Stanley Ann Dunham was a self-assured 18-year-old when she married Barack Obama, Sr. at a time when interracial marriage was considered a crime throughout most of the U.S. Black people also faced intense discrimination in Indonesia, where Dunham later moved with her second husband, Lolo Soetoro, and her young Black son, Barack Obama, in the late ’60s. An acquaintance of Dunham’s later spoke to biographer Janny Scott, saying Dunham taught a young Barack Obama to be fearless in the face of adversity, per the New York Times.
While living in Indonesia, Dunham started working with metalsmiths and textile artisans, developing a microfinance model that helped these small businesses become economically sustainable enough to support local families. Dunham brought the same microloan program to Pakistan in partnership with the Agricultural Development Bank, and the financial model is still used in Indonesia today.
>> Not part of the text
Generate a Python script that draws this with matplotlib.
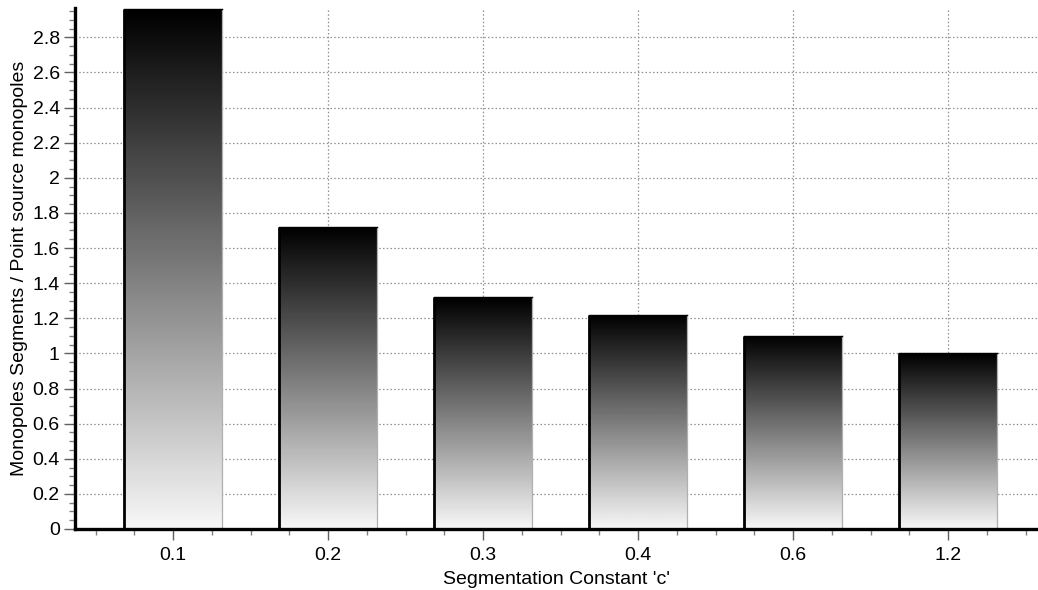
import matplotlib

matplotlib.use("Agg")
import matplotlib.pyplot as plt
import numpy as np
from matplotlib.ticker import MultipleLocator, FixedLocator

CATEGORIES = ["0.1", "0.2", "0.3", "0.4", "0.6", "1.2"]
RATIOS = [2.96, 1.72, 1.32, 1.22, 1.10, 1.00]
Y_TICKS = [0, 0.2, 0.4, 0.6, 0.8, 1, 1.2, 1.4, 1.6, 1.8, 2, 2.2, 2.4, 2.6, 2.8]
Y_TICK_LABELS = ["0", "0.2", "0.4", "0.6", "0.8", "1", "1.2", "1.4", "1.6",
                 "1.8", "2", "2.2", "2.4", "2.6", "2.8"]

plt.rcParams["font.family"] = ["Liberation Sans", "DejaVu Sans"]
plt.rcParams["font.size"] = 14

fig = plt.figure(figsize=(10.38, 5.90), dpi=100)
ax = fig.add_axes([0.0723, 0.1034, 0.9277, 0.883])

x = np.arange(len(CATEGORIES))
bars = ax.bar(x, RATIOS, width=0.63, color="none", edgecolor="none", zorder=2)

# vertical gradient, black at the top fading to near white at the base
grad = np.linspace(0.0, 0.97, 256).reshape(-1, 1)
for b in bars:
    x0, y0 = b.get_x(), b.get_y()
    w, h = b.get_width(), b.get_height()
    im = ax.imshow(grad, cmap="gray", vmin=0, vmax=1, aspect="auto",
                   origin="upper", extent=(x0, x0 + w, y0, y0 + h), zorder=2,
                   interpolation="bilinear")
    im.set_clip_path(b)
    ax.plot([x0 + w, x0 + w], [y0, y0 + h], color="#b0b0b0", lw=0.9, zorder=3)
    ax.plot([x0, x0 + w], [y0 + h, y0 + h], color="black", lw=1.0, zorder=3)
    ax.plot([x0, x0], [y0, y0 + h], color="black", lw=2.0, zorder=3,
            solid_capstyle="butt")

ax.set_xlim(-0.632, 5.58)
ax.set_ylim(0, 2.967)

ax.set_xticks(x)
ax.set_xticklabels(CATEGORIES)
ax.xaxis.set_minor_locator(FixedLocator(
    [v for v in np.arange(-0.5, 5.6, 0.25) if abs(v - round(v)) > 1e-6]))
ax.set_yticks(Y_TICKS)
ax.set_yticklabels(Y_TICK_LABELS)
ax.yaxis.set_minor_locator(MultipleLocator(0.05))

ax.tick_params(which="major", length=8, width=1, color="#606060", pad=3)
ax.tick_params(which="minor", length=4, width=1, color="#808080")
ax.tick_params(axis="x", which="major", pad=5)

ax.grid(True, which="major", color="#909090", linestyle=(0, (1.2, 1.8)),
        linewidth=0.9, zorder=0)
ax.set_axisbelow(True)

for side in ["top", "right"]:
    ax.spines[side].set_visible(False)
for side in ["left", "bottom"]:
    ax.spines[side].set_linewidth(2.4)
    ax.spines[side].set_zorder(4)

ax.set_xlabel("Segmentation Constant 'c'", labelpad=5)
ax.set_ylabel("Monopoles Segments / Point source monopoles", labelpad=3)

fig.savefig("out.png", dpi=100)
“A Singular Woman” author Janny Scott told NPR that Dunham sent Barack back to Hawaii to live with his grandparents so that he could have an English-language education. Dunham stayed behind in Indonesia, something Scott said contributed to the mother’s feelings of longing for her son overseas. But despite the geographical distance, Dunham was able to impart values to the future president that he would continue to pursue as an adult, transforming Barack Obama into the man he is today.